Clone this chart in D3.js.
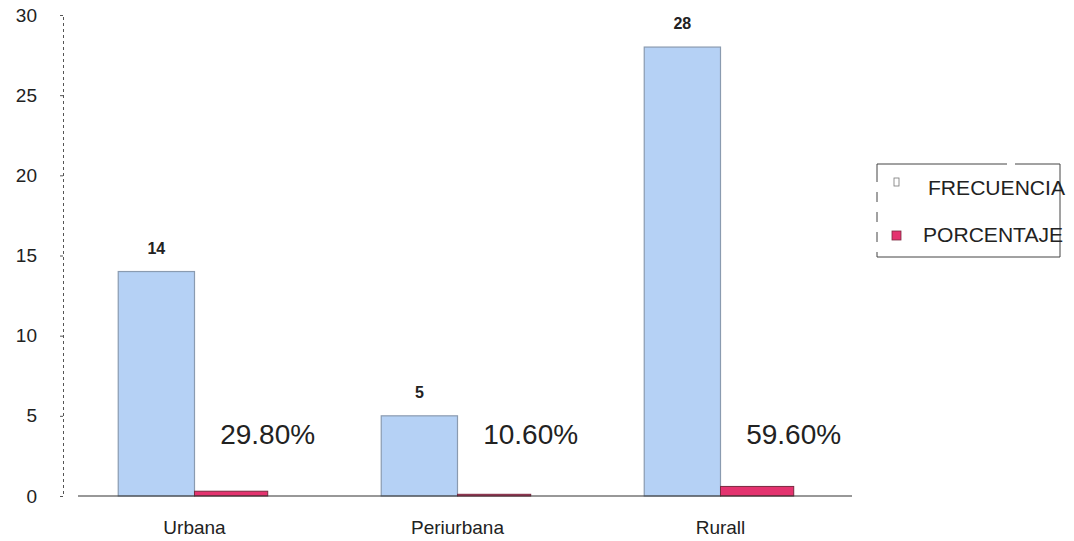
<!DOCTYPE html>
<html>
<head>
<meta charset="utf-8">
<script src="https://cdn.jsdelivr.net/npm/d3@7/dist/d3.min.js"></script>
<style>
  html, body { margin: 0; padding: 0; background: #fff; }
  svg { display: block; font-family: "Liberation Sans", Arial, sans-serif; }
</style>
</head>
<body>
<svg id="chart" width="1074" height="541"></svg>
<script>
// Zona de procedencia: frecuencia y porcentaje
const categories = ["Urbana", "Periurbana", "Rurall"];
const frecuencia = [14, 5, 28];
const porcentaje = [0.298, 0.106, 0.596];
const porcentajeLabels = ["29.80%", "10.60%", "59.60%"];
const yTicks = [0, 5, 10, 15, 20, 25, 30];
const seriesNames = ["FRECUENCIA", "PORCENTAJE"];

const svg = d3.select("#chart");
const plot = { left: 63, right: 852, top: 15, bottom: 496 };

const x = d3.scaleBand().domain(categories).range([plot.left, plot.right]).paddingInner(0.42).paddingOuter(0.21);
const y = d3.scaleLinear().domain([0, 30]).range([plot.bottom, plot.top]);
const half = x.bandwidth() / 2;

const colors = { blue: "#b5d1f5", blueStroke: "#8a9bb0", pink: "#e4336f", pinkStroke: "#7a2a40" };

// Eje Y
const yAxis = d3.axisLeft(y).tickValues(yTicks).tickSize(3).tickPadding(23);
const gy = svg.append("g").attr("transform", `translate(${plot.left},0)`).call(yAxis);
gy.select(".domain").attr("stroke", "#555").attr("stroke-dasharray", "3,3").attr("stroke-width", 1);
gy.selectAll(".tick line").attr("stroke", "#555");
gy.selectAll(".tick text").attr("font-size", 19).attr("fill", "#222")
  .attr("font-family", "Liberation Sans, Arial, sans-serif");

// Barras de frecuencia
svg.append("g").selectAll("rect").data(categories).join("rect")
  .attr("x", d => x(d))
  .attr("y", (d, i) => y(frecuencia[i]))
  .attr("width", half)
  .attr("height", (d, i) => y(0) - y(frecuencia[i]))
  .attr("fill", colors.blue)
  .attr("stroke", colors.blueStroke)
  .attr("stroke-width", 1.2);

// Barras de porcentaje
svg.append("g").selectAll("rect").data(categories).join("rect")
  .attr("x", d => x(d) + half)
  .attr("y", (d, i) => y(porcentaje[i]))
  .attr("width", half * 0.96)
  .attr("height", (d, i) => y(0) - y(porcentaje[i]))
  .attr("fill", colors.pink)
  .attr("stroke", colors.pinkStroke)
  .attr("stroke-width", 1);

// Línea base
svg.append("line")
  .attr("x1", plot.left + 15).attr("x2", plot.right)
  .attr("y1", y(0)).attr("y2", y(0))
  .attr("stroke", "#333").attr("stroke-width", 1.2);

// Etiquetas de frecuencia
svg.append("g").selectAll("text").data(categories).join("text")
  .attr("x", d => x(d) + half / 2)
  .attr("y", (d, i) => y(frecuencia[i]) - 18)
  .attr("text-anchor", "middle")
  .attr("font-size", 16)
  .attr("font-weight", "bold")
  .attr("fill", "#222")
  .text((d, i) => frecuencia[i]);

// Etiquetas de porcentaje
svg.append("g").selectAll("text").data(categories).join("text")
  .attr("x", d => x(d) + half * 1.5 + 35)
  .attr("y", y(0) - 52)
  .attr("text-anchor", "middle")
  .attr("font-size", 28)
  .attr("fill", "#222")
  .text((d, i) => porcentajeLabels[i]);

// Etiquetas del eje X
svg.append("g").selectAll("text").data(categories).join("text")
  .attr("x", d => x(d) + x.bandwidth() / 2)
  .attr("y", 534)
  .attr("text-anchor", "middle")
  .attr("font-size", 19)
  .attr("fill", "#222")
  .text(d => d);

// Leyenda
const legend = svg.append("g").attr("transform", "translate(877,164)");
legend.append("rect").attr("width", 183).attr("height", 93)
  .attr("fill", "none").attr("stroke", "#444").attr("stroke-width", 1)
  .attr("stroke-dasharray", "130,8,45,0,93,0,183,0,5,10,10,10,10,10,10,10");
const legendColors = [["#ffffff", "#777"], [colors.pink, colors.pinkStroke]];
seriesNames.forEach((name, i) => {
  const row = legend.append("g").attr("transform", `translate(0,${26 + i * 47})`);
  row.append("rect").attr("x", i === 0 ? 17 : 15).attr("y", i === 0 ? -12 : -6).attr("width", i === 0 ? 5 : 9).attr("height", i === 0 ? 8 : 9)
    .attr("fill", legendColors[i][0]).attr("stroke", legendColors[i][1]).attr("stroke-width", 0.8);
  row.append("text").attr("x", i === 0 ? 51 : 46).attr("y", 0)
    .attr("font-size", 20).attr("fill", "#222")
    .attr("dominant-baseline", "middle")
    .attr("textLength", i === 0 ? 137 : 140)
    .attr("lengthAdjust", "spacingAndGlyphs")
    .text(name);
});
</script>
</body>
</html>
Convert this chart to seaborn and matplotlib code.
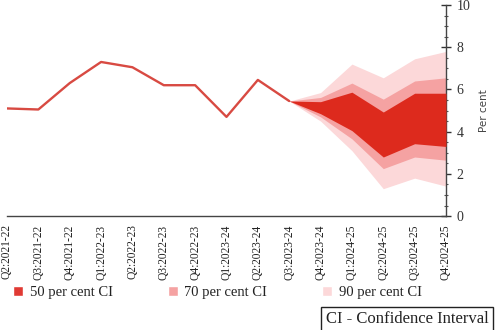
import matplotlib
matplotlib.use("Agg")
import matplotlib.pyplot as plt
from matplotlib.patches import Patch
from matplotlib.ticker import MultipleLocator
import seaborn as sns
import pandas as pd

quarters = ["Q2:2021-22", "Q3:2021-22", "Q4:2021-22", "Q1:2022-23", "Q2:2022-23",
            "Q3:2022-23", "Q4:2022-23", "Q1:2023-24", "Q2:2023-24", "Q3:2023-24",
            "Q4:2023-24", "Q1:2024-25", "Q2:2024-25", "Q3:2024-25", "Q4:2024-25"]
actual = [5.1, 5.05, 6.3, 7.3, 7.05, 6.2, 6.2, 4.7, 6.45, 5.45]

fan_quarters = quarters[9:]
ci50_lo = [5.45, 4.85, 4.05, 2.8, 3.43, 3.3]
ci50_hi = [5.45, 5.42, 5.87, 4.93, 5.82, 5.82]
ci70_lo = [5.45, 4.7, 3.66, 2.25, 2.8, 2.65]
ci70_hi = [5.45, 5.62, 6.3, 5.54, 6.4, 6.55]
ci90_lo = [5.45, 4.5, 3.1, 1.3, 1.8, 1.42]
ci90_hi = [5.45, 5.85, 7.2, 6.55, 7.45, 7.8]

legend_labels = ["50 per cent CI", "70 per cent CI", "90 per cent CI"]

sns.set_style("white")
plt.rcParams["font.family"] = ["Liberation Serif", "DejaVu Serif"]

c_line = "#d84a42"
c50, c70, c90 = "#dd2a1d", "#f5a2a2", "#fcd8d9"

fig = plt.figure(figsize=(5.0, 3.3), dpi=100)
ax = fig.add_axes([0.014, 0.345, 0.878, 0.64])

pos = {q: i for i, q in enumerate(quarters)}
fx = [pos[q] for q in fan_quarters]
ax.fill_between(fx, ci90_lo, ci90_hi, color=c90, lw=0, zorder=1)
ax.fill_between(fx, ci70_lo, ci70_hi, color=c70, lw=0, zorder=2)
ax.fill_between(fx, ci50_lo, ci50_hi, color=c50, lw=0, zorder=3)

df = pd.DataFrame({"x": [pos[q] for q in quarters[:len(actual)]], "y": actual})
sns.lineplot(data=df, x="x", y="y", ax=ax, color=c_line, lw=1.7, zorder=4)

ax.set_xlim(0, len(quarters) - 1)
ax.set_ylim(0, 10)
ax.set_xticks(range(len(quarters)))
ax.set_xticklabels(quarters, rotation=90, fontsize=8.3, color="#222222")
ax.set_xlabel("")

ax.yaxis.tick_right()
ax.yaxis.set_label_position("right")
ax.yaxis.set_major_locator(MultipleLocator(2))
ax.yaxis.set_minor_locator(MultipleLocator(0.5))
ax.tick_params(axis="y", which="major", direction="inout", length=7, width=1,
               labelsize=10, colors="#333333", pad=4, left=False, right=True)
ax.tick_params(axis="y", which="minor", direction="inout", length=3.5, width=0.8,
               colors="#555555", left=False, right=True)
ax.tick_params(axis="x", direction="out", length=4, width=1, colors="#333333",
               labelcolor="#222222", pad=2)
ax.set_ylabel("Per cent", fontsize=7.5, color="#444444", labelpad=6,
              family=["DejaVu Sans"])

for s in ["left", "top"]:
    ax.spines[s].set_visible(False)
for s in ["right", "bottom"]:
    ax.spines[s].set_color("#444444")
    ax.spines[s].set_linewidth(1.0)

handles = [Patch(facecolor="#e03a34"), Patch(facecolor=c70), Patch(facecolor=c90)]
fig.legend(handles, legend_labels, loc="center left", bbox_to_anchor=(0.0, 0.113),
           ncol=3, frameon=False, fontsize=10.5, handlelength=0.7, handleheight=0.7,
           handletextpad=0.45, columnspacing=3.75, labelcolor="#222222")

fig.text(0.814, 0.033, "CI - Confidence Interval", fontsize=12, ha="center", va="center",
         color="#222222",
         bbox=dict(boxstyle="square,pad=0.25", fc="white", ec="#222222", lw=1.0))

fig.savefig("out.png", dpi=100)
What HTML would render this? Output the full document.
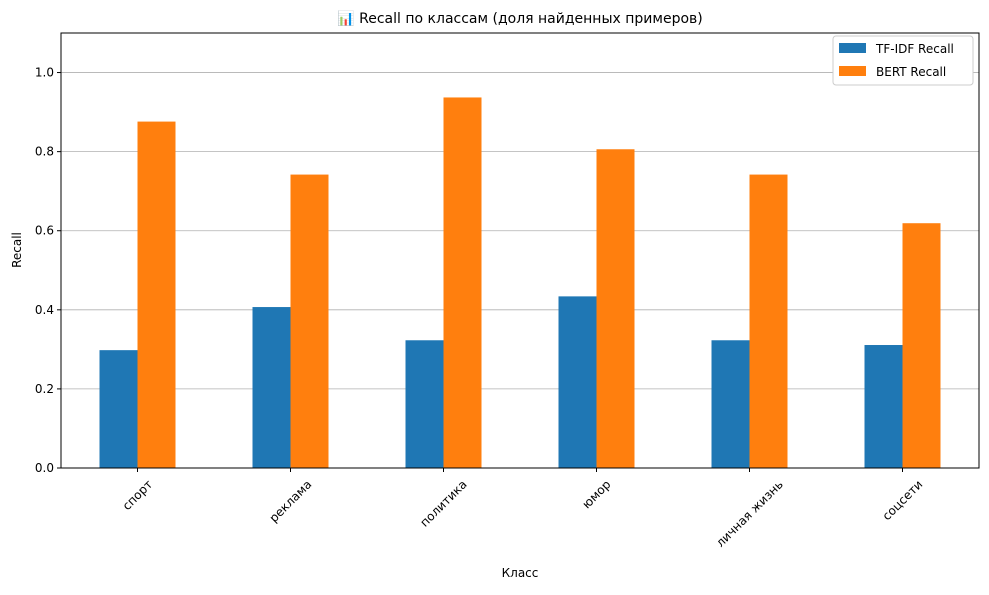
<!DOCTYPE html>
<html><head><meta charset="utf-8"><style>
body{margin:0;background:#fff;font-family:"Liberation Sans","DejaVu Sans",sans-serif;}
svg text{font-family:"DejaVu Sans","Liberation Sans",sans-serif;fill:#000;}
</style></head><body>
<svg id="chart" width="989" height="590" xmlns="http://www.w3.org/2000/svg">
<text x="520" y="23" font-size="14" text-anchor="middle">📊 Recall по классам (доля найденных примеров)</text>
<g id="grid"></g><g id="bars"></g><g id="axes"></g>
<text transform="translate(21,250) rotate(-90)" font-size="12" text-anchor="middle">Recall</text>
<text x="520" y="577" font-size="12" text-anchor="middle">Класс</text>
<g>
<rect x="833" y="36" width="140" height="49" fill="#fff" stroke="#ccc" rx="3"/>
<rect x="839" y="43" width="27" height="10" fill="#1f77b4"/>
<text x="876" y="53" font-size="12">TF-IDF Recall</text>
<rect x="839" y="66" width="27" height="10" fill="#ff7f0e"/>
<text x="876" y="76" font-size="12">BERT Recall</text>
</g>
</svg>
<script>
const categories=["спорт","реклама","политика","юмор","личная жизнь","соцсети"];
const tfidfRecall=[0.298,0.407,0.323,0.434,0.323,0.311];
const bertRecall=[0.876,0.742,0.937,0.806,0.742,0.619];
const yTicks=[0.0,0.2,0.4,0.6,0.8,1.0];
const NS="http://www.w3.org/2000/svg";
const L=61,R=979,T=33,B=468,YMAX=1.1;
const y=v=>B-(v/YMAX)*(B-T);
const step=(R-L)/categories.length;
const xc=i=>L+step*(i+0.5);
const bw=38;
function mk(tag,attrs,parent){const e=document.createElementNS(NS,tag);for(const k in attrs)e.setAttribute(k,attrs[k]);parent.appendChild(e);return e;}
const grid=document.getElementById('grid'),bars=document.getElementById('bars'),axes=document.getElementById('axes');
yTicks.forEach(t=>{
  if(t>0){const g=mk('line',{x1:L,x2:R,y1:y(t),y2:y(t),stroke:'#b0b0b0','stroke-width':0.8},grid);
  
  }
  mk('line',{x1:L-4,x2:L,y1:y(t),y2:y(t),stroke:'#000'},axes);
  const tx=mk('text',{x:L-7,y:y(t)+4,'font-size':12,'text-anchor':'end'},axes);
  tx.textContent=t.toFixed(1);
  
  
});
categories.forEach((c,i)=>{
  const b1=mk('rect',{x:xc(i)-bw,y:y(tfidfRecall[i]),width:bw,height:B-y(tfidfRecall[i]),fill:'#1f77b4'},bars);
  
  
  const b2=mk('rect',{x:xc(i),y:y(bertRecall[i]),width:bw,height:B-y(bertRecall[i]),fill:'#ff7f0e'},bars);
  
  
  mk('line',{x1:xc(i),x2:xc(i),y1:B,y2:B+4,stroke:'#000'},axes);
  const tx=mk('text',{'font-size':12,'text-anchor':'middle','dominant-baseline':'central'},axes);
  tx.textContent=c;
  
  
  const w=tx.getComputedTextLength();
  const cy=B+10+(w/2+6)*0.7071;
  tx.setAttribute('transform',`translate(${xc(i)},${cy}) rotate(-45)`);
});
const fr=mk('rect',{x:L,y:T,width:R-L,height:B-T,fill:'none',stroke:'#000','stroke-width':1},axes);


</script>
</body></html>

************

* _Required work_:
Transcribe the lines between the one holding "Convert this chart" and the one holding "import pandas as pd", inclusive, and leave out any pictures.

* _Final answer_:
Convert this chart to seaborn and matplotlib code.
import matplotlib
matplotlib.use("Agg")
import matplotlib.pyplot as plt
from matplotlib.patches import Patch
from matplotlib.ticker import MultipleLocator
import seaborn as sns
import pandas as pd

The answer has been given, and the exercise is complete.